PROBLEM TO WORK ON
Starting at the first line of the listing below, retype each line up to and including the one that contains "const RADIAN = Math.PI / 180;". Leave pictures out.

───── PROVIDED DATA

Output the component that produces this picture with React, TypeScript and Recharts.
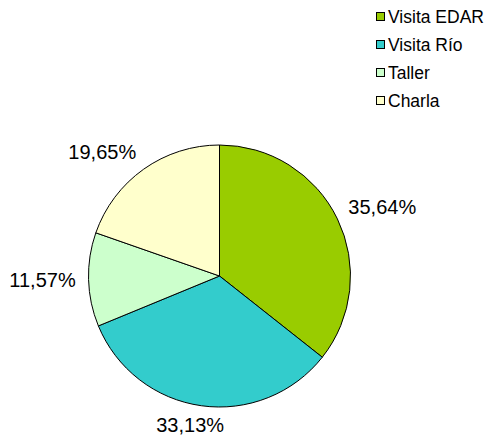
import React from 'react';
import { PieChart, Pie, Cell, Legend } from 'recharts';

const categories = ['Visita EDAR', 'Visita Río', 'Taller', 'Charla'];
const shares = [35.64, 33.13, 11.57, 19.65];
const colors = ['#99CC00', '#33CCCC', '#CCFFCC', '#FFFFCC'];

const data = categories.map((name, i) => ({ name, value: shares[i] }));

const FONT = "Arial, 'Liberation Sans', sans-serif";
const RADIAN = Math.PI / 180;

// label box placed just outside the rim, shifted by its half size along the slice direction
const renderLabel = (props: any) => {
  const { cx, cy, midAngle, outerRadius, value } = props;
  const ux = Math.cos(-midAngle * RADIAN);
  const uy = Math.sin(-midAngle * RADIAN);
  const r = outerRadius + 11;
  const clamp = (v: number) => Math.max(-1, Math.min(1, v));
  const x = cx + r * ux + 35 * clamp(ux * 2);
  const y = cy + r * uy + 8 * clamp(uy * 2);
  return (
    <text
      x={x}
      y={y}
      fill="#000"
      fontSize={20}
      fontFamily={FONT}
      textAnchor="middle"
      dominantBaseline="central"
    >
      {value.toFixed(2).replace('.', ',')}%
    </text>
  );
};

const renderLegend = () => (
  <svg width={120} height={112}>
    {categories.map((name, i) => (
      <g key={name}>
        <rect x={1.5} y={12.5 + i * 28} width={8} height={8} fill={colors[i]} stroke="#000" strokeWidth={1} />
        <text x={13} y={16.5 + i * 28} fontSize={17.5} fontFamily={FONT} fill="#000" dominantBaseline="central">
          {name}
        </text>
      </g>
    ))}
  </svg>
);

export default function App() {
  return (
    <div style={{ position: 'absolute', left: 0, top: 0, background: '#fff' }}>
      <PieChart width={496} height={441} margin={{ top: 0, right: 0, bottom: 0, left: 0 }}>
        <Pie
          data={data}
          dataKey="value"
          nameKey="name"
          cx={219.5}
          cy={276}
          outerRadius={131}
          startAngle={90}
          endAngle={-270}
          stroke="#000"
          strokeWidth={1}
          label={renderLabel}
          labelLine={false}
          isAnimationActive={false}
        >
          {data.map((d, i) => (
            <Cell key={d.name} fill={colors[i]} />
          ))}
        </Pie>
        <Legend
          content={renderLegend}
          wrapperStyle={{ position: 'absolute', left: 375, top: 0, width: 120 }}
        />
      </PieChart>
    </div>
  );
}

──────────

THE OUTPUT
Output the component that produces this picture with React, TypeScript and Recharts.
import React from 'react';
import { PieChart, Pie, Cell, Legend } from 'recharts';

const categories = ['Visita EDAR', 'Visita Río', 'Taller', 'Charla'];
const shares = [35.64, 33.13, 11.57, 19.65];
const colors = ['#99CC00', '#33CCCC', '#CCFFCC', '#FFFFCC'];

const data = categories.map((name, i) => ({ name, value: shares[i] }));

const FONT = "Arial, 'Liberation Sans', sans-serif";
const RADIAN = Math.PI / 180;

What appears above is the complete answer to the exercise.